I have often wanted to put my "menthol base" into my Reo bottle and them drip the top note on top (either a tobacco or a fruity juice). Then each time i squonk I would get a "top up" of menthol to whatever Im dripping on top. Problem i guess would be the juice going back into the bottle when it sucks back the juice in the dripper after squonking.
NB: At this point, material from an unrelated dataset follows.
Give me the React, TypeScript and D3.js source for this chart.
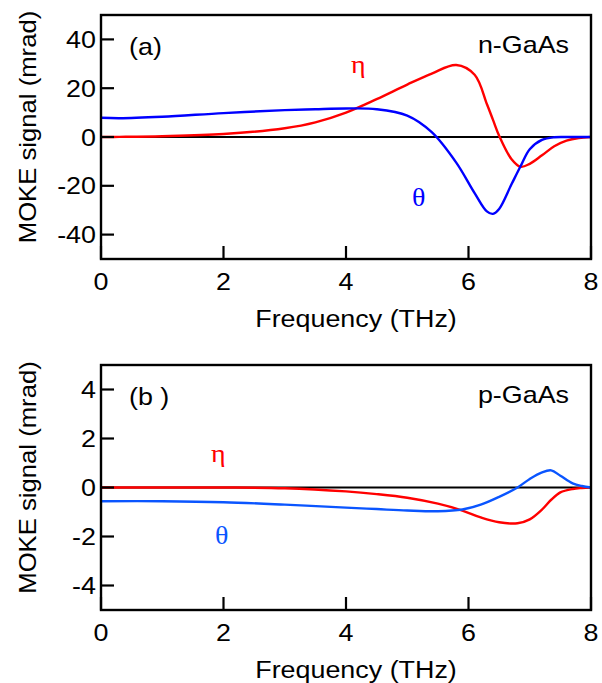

I never tried it but wanted to for a long time, i think i will try it soon and report back

Not for juice development though but just to play around with different flavours

Reactions: Like 1


----------



## aktorsyl (2/5/18)

RichJB said:


> Actually, thinking about this, you wouldn't even need two drippers. You could do it in a single partitioned dripper. Think of a typical Velocity deck in which you place a vertical partition between the two posts, which extends from the base of the deck all the way up to the top of the posts. So what you have effectively is two single-coil drippers which are sealed off from each other. Although the vapour produced by each coil would mix in the domed top of the chamber before passing through the drip tip, juice dripped in one half of the deck would not be able to reach the coil in the other half. Pop the cap off, drip one juice in one half of the deck and another juice in the other half, and off you go.
> 
> It could still function as a regular dripper, just that you would need to ensure that you drip equally into both halves to avoid dry hits/over-dripping. You could even have airflow option to block off one side and turn it into a single-coil dripper. The downside is that you'd have to remove the top cap and wouldn't be able to bleurgh your juice through the drip tip. There may also be airflow implications in two decks which are sealed off from each other. But I'm sure Morten could address that.


That Hell's Gate thing looks like it would have next to no flavour due to the 17-mile travel distance for the vapour. Your divider-single-chamber idea is much better

Reactions: Like 1 | Agree 1


----------



## franshorn (2/5/18)

@RichJB i'm still a noob, but wouldn't an RDTA work for this? Base in the tank section and then you can just drip on top?

Reactions: Like 1


----------



## Dietz (2/5/18)

RichJB said:


> They already have one. It's called the Hell's Gate. Dual drippers feeding one drip tip.
> 
> View attachment 130744
> 
> ...


I thought that this was a waste too when I fisrt saw it. I love dripping but after a few days it becomes a real drag for me, so having to maintain two drippers would just be double the effort for me. I like things that just work with minimal effort.

Reactions: Like 1


----------



## RichJB (2/5/18)

franshorn said:


> @RichJB i'm still a noob, but wouldn't an RDTA work for this? Base in the tank section and then you can just drip on top?



I think you'd get a very uneven mix. When you dripped, that flavour would dominate. Then, a couple of drags later, the dripped flavour would have burned off and the tank flavour would take over. If you were going to market this as a concept, I think it would need to be more controllable. Having a partitioned dripper where you can drip equally into both halves would give you more control.

Reactions: Like 1


----------



## Hooked (2/5/18)

KUDU said:


> How about a mod that can handle 6 "refillable" cartridges? load them ( like bullets a revolver), "spin" and vape. Vape Roulette!!!!!!!!!!!!



LOVE this idea @KUDU ! Please post it in https://www.ecigssa.co.za/mods-which-new-inventions-would-you-like-to-see.t49445/#post-668567

Reactions: Like 1


----------



## Raindance (2/5/18)

franshorn said:


> @RichJB i'm still a noob, but wouldn't an RDTA work for this? Base in the tank section and then you can just drip on top?


This does sound good combining it with the principle of the divided dripper. In this case a divided tank at the base each feeding a single wick/coil above. The RDA section would still function as normal without the need for an internal divider.

Regards

Reactions: Like 1


----------